[START OF RECORDED INFORMATION]

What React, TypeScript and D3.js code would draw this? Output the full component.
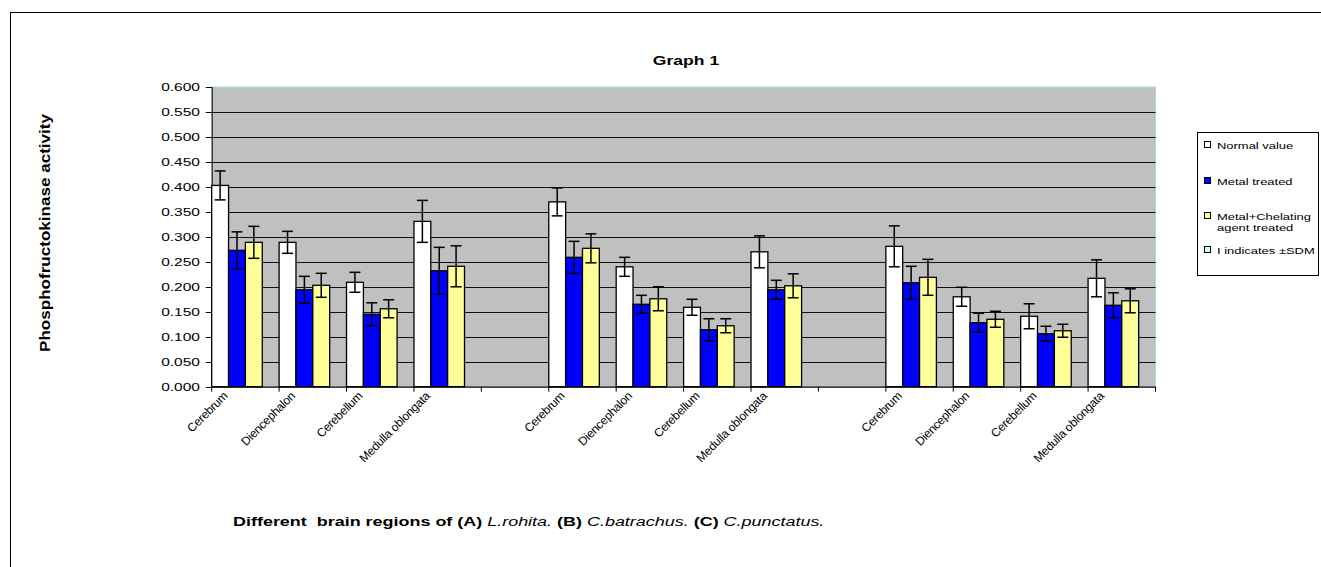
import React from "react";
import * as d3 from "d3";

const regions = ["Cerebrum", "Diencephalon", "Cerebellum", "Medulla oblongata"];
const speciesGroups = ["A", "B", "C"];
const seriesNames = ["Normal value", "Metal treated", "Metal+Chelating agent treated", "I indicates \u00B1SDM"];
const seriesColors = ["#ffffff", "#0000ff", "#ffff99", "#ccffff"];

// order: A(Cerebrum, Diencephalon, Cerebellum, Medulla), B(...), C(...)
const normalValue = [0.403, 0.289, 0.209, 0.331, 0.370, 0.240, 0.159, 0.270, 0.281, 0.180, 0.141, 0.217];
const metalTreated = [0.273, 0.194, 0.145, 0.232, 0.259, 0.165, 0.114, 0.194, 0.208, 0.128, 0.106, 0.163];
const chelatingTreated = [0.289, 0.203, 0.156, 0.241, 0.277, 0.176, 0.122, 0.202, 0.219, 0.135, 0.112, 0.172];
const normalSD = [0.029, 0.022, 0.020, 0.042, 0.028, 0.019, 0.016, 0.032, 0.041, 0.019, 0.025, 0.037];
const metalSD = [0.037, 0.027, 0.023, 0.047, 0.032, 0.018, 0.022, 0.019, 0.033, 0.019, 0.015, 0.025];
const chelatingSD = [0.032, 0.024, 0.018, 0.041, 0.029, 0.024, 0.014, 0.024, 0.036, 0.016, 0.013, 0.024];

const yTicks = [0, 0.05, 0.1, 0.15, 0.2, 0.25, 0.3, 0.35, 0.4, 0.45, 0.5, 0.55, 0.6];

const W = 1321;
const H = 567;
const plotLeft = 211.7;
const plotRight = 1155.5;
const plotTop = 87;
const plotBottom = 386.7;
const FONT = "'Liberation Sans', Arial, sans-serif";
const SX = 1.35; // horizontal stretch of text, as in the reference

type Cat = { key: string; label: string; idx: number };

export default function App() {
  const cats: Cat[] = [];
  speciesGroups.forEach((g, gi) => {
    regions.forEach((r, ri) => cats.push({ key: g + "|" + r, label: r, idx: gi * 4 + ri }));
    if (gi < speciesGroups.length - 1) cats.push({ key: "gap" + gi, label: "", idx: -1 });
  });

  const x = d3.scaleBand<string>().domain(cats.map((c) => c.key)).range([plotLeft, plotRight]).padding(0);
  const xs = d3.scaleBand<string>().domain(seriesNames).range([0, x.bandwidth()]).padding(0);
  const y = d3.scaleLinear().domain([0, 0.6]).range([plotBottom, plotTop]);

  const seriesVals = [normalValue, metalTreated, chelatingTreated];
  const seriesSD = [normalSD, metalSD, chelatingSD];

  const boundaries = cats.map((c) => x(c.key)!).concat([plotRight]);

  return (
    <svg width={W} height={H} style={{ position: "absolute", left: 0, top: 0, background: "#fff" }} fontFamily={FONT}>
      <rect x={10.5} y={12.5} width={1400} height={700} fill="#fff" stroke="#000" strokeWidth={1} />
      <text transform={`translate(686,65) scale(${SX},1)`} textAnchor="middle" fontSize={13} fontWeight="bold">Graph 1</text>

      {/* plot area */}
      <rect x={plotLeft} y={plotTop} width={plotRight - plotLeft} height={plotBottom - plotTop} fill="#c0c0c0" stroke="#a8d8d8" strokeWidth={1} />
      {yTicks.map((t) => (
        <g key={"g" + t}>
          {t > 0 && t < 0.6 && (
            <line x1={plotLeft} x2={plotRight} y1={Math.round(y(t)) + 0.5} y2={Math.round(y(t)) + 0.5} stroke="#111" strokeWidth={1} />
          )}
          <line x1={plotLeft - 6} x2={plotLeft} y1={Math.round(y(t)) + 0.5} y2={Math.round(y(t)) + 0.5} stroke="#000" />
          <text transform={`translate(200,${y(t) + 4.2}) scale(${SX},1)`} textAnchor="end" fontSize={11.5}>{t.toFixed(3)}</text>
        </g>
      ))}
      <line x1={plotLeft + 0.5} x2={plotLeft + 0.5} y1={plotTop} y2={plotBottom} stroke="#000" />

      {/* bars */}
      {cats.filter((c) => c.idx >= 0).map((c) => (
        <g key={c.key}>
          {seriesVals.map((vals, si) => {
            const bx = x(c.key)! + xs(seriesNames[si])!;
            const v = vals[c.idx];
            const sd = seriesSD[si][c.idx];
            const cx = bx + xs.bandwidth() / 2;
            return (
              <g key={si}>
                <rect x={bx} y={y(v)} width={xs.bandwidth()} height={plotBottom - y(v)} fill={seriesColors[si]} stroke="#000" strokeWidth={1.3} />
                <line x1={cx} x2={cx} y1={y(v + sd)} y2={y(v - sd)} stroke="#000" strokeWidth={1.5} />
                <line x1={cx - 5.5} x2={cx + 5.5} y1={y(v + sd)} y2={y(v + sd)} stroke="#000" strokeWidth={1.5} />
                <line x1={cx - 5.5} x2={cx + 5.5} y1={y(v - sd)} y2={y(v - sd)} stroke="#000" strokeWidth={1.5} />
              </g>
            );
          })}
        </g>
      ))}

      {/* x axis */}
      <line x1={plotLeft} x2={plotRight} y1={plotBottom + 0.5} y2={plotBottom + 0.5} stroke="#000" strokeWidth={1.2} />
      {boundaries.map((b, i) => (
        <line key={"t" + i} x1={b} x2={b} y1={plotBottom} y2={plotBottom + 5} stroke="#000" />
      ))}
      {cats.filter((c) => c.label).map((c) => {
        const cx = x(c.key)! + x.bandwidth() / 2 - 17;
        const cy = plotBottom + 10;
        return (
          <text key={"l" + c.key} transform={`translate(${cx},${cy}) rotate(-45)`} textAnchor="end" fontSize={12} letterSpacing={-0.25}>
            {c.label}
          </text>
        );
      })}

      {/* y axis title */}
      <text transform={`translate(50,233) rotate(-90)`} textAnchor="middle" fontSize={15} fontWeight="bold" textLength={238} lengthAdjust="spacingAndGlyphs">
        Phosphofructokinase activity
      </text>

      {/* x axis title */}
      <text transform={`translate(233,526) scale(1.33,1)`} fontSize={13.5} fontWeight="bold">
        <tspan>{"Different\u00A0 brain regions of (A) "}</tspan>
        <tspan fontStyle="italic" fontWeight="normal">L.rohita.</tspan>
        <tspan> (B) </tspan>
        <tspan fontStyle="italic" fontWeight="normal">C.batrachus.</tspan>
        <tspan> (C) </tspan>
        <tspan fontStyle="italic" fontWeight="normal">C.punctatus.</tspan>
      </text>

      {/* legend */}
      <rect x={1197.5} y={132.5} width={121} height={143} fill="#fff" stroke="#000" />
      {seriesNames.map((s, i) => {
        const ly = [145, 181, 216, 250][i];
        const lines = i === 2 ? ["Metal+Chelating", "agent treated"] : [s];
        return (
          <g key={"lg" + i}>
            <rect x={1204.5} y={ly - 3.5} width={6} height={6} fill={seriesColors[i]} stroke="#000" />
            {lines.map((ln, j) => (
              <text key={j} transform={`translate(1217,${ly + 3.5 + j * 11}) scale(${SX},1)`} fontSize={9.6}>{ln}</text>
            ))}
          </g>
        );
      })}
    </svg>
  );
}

[END OF RECORDED INFORMATION]

EXERCISE REQUIREMENTS: Repeat the data exactly in full, omitting its pictures.

PROBLEM SOLUTION:
What React, TypeScript and D3.js code would draw this? Output the full component.
import React from "react";
import * as d3 from "d3";

const regions = ["Cerebrum", "Diencephalon", "Cerebellum", "Medulla oblongata"];
const speciesGroups = ["A", "B", "C"];
const seriesNames = ["Normal value", "Metal treated", "Metal+Chelating agent treated", "I indicates \u00B1SDM"];
const seriesColors = ["#ffffff", "#0000ff", "#ffff99", "#ccffff"];

// order: A(Cerebrum, Diencephalon, Cerebellum, Medulla), B(...), C(...)
const normalValue = [0.403, 0.289, 0.209, 0.331, 0.370, 0.240, 0.159, 0.270, 0.281, 0.180, 0.141, 0.217];
const metalTreated = [0.273, 0.194, 0.145, 0.232, 0.259, 0.165, 0.114, 0.194, 0.208, 0.128, 0.106, 0.163];
const chelatingTreated = [0.289, 0.203, 0.156, 0.241, 0.277, 0.176, 0.122, 0.202, 0.219, 0.135, 0.112, 0.172];
const normalSD = [0.029, 0.022, 0.020, 0.042, 0.028, 0.019, 0.016, 0.032, 0.041, 0.019, 0.025, 0.037];
const metalSD = [0.037, 0.027, 0.023, 0.047, 0.032, 0.018, 0.022, 0.019, 0.033, 0.019, 0.015, 0.025];
const chelatingSD = [0.032, 0.024, 0.018, 0.041, 0.029, 0.024, 0.014, 0.024, 0.036, 0.016, 0.013, 0.024];

const yTicks = [0, 0.05, 0.1, 0.15, 0.2, 0.25, 0.3, 0.35, 0.4, 0.45, 0.5, 0.55, 0.6];

const W = 1321;
const H = 567;
const plotLeft = 211.7;
const plotRight = 1155.5;
const plotTop = 87;
const plotBottom = 386.7;
const FONT = "'Liberation Sans', Arial, sans-serif";
const SX = 1.35; // horizontal stretch of text, as in the reference

type Cat = { key: string; label: string; idx: number };

export default function App() {
  const cats: Cat[] = [];
  speciesGroups.forEach((g, gi) => {
    regions.forEach((r, ri) => cats.push({ key: g + "|" + r, label: r, idx: gi * 4 + ri }));
    if (gi < speciesGroups.length - 1) cats.push({ key: "gap" + gi, label: "", idx: -1 });
  });

  const x = d3.scaleBand<string>().domain(cats.map((c) => c.key)).range([plotLeft, plotRight]).padding(0);
  const xs = d3.scaleBand<string>().domain(seriesNames).range([0, x.bandwidth()]).padding(0);
  const y = d3.scaleLinear().domain([0, 0.6]).range([plotBottom, plotTop]);

  const seriesVals = [normalValue, metalTreated, chelatingTreated];
  const seriesSD = [normalSD, metalSD, chelatingSD];

  const boundaries = cats.map((c) => x(c.key)!).concat([plotRight]);

  return (
    <svg width={W} height={H} style={{ position: "absolute", left: 0, top: 0, background: "#fff" }} fontFamily={FONT}>
      <rect x={10.5} y={12.5} width={1400} height={700} fill="#fff" stroke="#000" strokeWidth={1} />
      <text transform={`translate(686,65) scale(${SX},1)`} textAnchor="middle" fontSize={13} fontWeight="bold">Graph 1</text>

      {/* plot area */}
      <rect x={plotLeft} y={plotTop} width={plotRight - plotLeft} height={plotBottom - plotTop} fill="#c0c0c0" stroke="#a8d8d8" strokeWidth={1} />
      {yTicks.map((t) => (
        <g key={"g" + t}>
          {t > 0 && t < 0.6 && (
            <line x1={plotLeft} x2={plotRight} y1={Math.round(y(t)) + 0.5} y2={Math.round(y(t)) + 0.5} stroke="#111" strokeWidth={1} />
          )}
          <line x1={plotLeft - 6} x2={plotLeft} y1={Math.round(y(t)) + 0.5} y2={Math.round(y(t)) + 0.5} stroke="#000" />
          <text transform={`translate(200,${y(t) + 4.2}) scale(${SX},1)`} textAnchor="end" fontSize={11.5}>{t.toFixed(3)}</text>
        </g>
      ))}
      <line x1={plotLeft + 0.5} x2={plotLeft + 0.5} y1={plotTop} y2={plotBottom} stroke="#000" />

      {/* bars */}
      {cats.filter((c) => c.idx >= 0).map((c) => (
        <g key={c.key}>
          {seriesVals.map((vals, si) => {
            const bx = x(c.key)! + xs(seriesNames[si])!;
            const v = vals[c.idx];
            const sd = seriesSD[si][c.idx];
            const cx = bx + xs.bandwidth() / 2;
            return (
              <g key={si}>
                <rect x={bx} y={y(v)} width={xs.bandwidth()} height={plotBottom - y(v)} fill={seriesColors[si]} stroke="#000" strokeWidth={1.3} />
                <line x1={cx} x2={cx} y1={y(v + sd)} y2={y(v - sd)} stroke="#000" strokeWidth={1.5} />
                <line x1={cx - 5.5} x2={cx + 5.5} y1={y(v + sd)} y2={y(v + sd)} stroke="#000" strokeWidth={1.5} />
                <line x1={cx - 5.5} x2={cx + 5.5} y1={y(v - sd)} y2={y(v - sd)} stroke="#000" strokeWidth={1.5} />
              </g>
            );
          })}
        </g>
      ))}

      {/* x axis */}
      <line x1={plotLeft} x2={plotRight} y1={plotBottom + 0.5} y2={plotBottom + 0.5} stroke="#000" strokeWidth={1.2} />
      {boundaries.map((b, i) => (
        <line key={"t" + i} x1={b} x2={b} y1={plotBottom} y2={plotBottom + 5} stroke="#000" />
      ))}
      {cats.filter((c) => c.label).map((c) => {
        const cx = x(c.key)! + x.bandwidth() / 2 - 17;
        const cy = plotBottom + 10;
        return (
          <text key={"l" + c.key} transform={`translate(${cx},${cy}) rotate(-45)`} textAnchor="end" fontSize={12} letterSpacing={-0.25}>
            {c.label}
          </text>
        );
      })}

      {/* y axis title */}
      <text transform={`translate(50,233) rotate(-90)`} textAnchor="middle" fontSize={15} fontWeight="bold" textLength={238} lengthAdjust="spacingAndGlyphs">
        Phosphofructokinase activity
      </text>

      {/* x axis title */}
      <text transform={`translate(233,526) scale(1.33,1)`} fontSize={13.5} fontWeight="bold">
        <tspan>{"Different\u00A0 brain regions of (A) "}</tspan>
        <tspan fontStyle="italic" fontWeight="normal">L.rohita.</tspan>
        <tspan> (B) </tspan>
        <tspan fontStyle="italic" fontWeight="normal">C.batrachus.</tspan>
        <tspan> (C) </tspan>
        <tspan fontStyle="italic" fontWeight="normal">C.punctatus.</tspan>
      </text>

      {/* legend */}
      <rect x={1197.5} y={132.5} width={121} height={143} fill="#fff" stroke="#000" />
      {seriesNames.map((s, i) => {
        const ly = [145, 181, 216, 250][i];
        const lines = i === 2 ? ["Metal+Chelating", "agent treated"] : [s];
        return (
          <g key={"lg" + i}>
            <rect x={1204.5} y={ly - 3.5} width={6} height={6} fill={seriesColors[i]} stroke="#000" />
            {lines.map((ln, j) => (
              <text key={j} transform={`translate(1217,${ly + 3.5 + j * 11}) scale(${SX},1)`} fontSize={9.6}>{ln}</text>
            ))}
          </g>
        );
      })}
    </svg>
  );
}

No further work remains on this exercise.